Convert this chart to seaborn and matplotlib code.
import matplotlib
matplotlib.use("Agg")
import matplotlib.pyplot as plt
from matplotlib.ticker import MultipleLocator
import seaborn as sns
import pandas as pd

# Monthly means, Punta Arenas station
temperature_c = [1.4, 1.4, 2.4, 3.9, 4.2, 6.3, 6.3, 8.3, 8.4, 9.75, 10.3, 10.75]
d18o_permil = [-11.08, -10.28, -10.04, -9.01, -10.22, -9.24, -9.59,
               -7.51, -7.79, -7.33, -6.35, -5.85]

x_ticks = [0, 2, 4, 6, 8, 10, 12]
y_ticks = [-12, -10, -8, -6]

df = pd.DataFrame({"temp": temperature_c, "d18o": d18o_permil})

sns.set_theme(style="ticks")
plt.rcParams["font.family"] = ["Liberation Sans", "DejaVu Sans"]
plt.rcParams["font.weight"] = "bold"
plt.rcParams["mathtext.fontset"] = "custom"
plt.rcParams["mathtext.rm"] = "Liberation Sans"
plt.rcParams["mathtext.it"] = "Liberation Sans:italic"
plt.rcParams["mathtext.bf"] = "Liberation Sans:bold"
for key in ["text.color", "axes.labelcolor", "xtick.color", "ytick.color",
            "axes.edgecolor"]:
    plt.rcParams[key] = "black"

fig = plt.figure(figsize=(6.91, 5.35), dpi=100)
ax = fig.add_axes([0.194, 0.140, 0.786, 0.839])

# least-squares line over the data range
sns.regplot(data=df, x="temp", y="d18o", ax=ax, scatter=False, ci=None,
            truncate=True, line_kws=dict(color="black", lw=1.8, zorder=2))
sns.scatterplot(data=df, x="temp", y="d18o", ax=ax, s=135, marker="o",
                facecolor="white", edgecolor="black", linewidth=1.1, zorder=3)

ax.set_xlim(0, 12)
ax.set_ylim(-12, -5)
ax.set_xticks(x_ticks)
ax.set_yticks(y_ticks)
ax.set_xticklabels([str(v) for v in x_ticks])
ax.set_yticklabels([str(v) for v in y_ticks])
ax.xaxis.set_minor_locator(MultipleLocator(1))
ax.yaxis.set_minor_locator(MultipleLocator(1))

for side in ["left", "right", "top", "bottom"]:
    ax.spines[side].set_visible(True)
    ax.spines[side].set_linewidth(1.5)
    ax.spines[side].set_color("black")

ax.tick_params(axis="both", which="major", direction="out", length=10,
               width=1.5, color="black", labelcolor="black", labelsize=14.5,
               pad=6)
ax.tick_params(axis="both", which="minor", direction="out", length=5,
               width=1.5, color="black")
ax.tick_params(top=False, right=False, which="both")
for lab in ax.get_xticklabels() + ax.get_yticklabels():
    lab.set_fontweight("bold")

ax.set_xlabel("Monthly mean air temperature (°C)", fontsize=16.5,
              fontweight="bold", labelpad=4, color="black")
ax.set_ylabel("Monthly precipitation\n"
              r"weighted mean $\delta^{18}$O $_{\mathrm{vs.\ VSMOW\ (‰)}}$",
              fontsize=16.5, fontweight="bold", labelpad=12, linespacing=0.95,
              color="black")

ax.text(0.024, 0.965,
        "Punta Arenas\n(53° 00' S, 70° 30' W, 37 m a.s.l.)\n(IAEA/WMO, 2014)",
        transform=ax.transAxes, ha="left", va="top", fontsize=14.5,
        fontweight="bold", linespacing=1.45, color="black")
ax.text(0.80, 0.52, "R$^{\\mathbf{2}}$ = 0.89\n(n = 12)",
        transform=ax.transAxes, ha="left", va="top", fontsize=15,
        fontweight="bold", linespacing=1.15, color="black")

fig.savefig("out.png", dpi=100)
==========
- EXERCISE PROMPT -
Every line containing the string "matplotlib" must be listed.

- EXERCISE SOLUTION -
Convert this chart to seaborn and matplotlib code.
import matplotlib
matplotlib.use("Agg")
import matplotlib.pyplot as plt
from matplotlib.ticker import MultipleLocator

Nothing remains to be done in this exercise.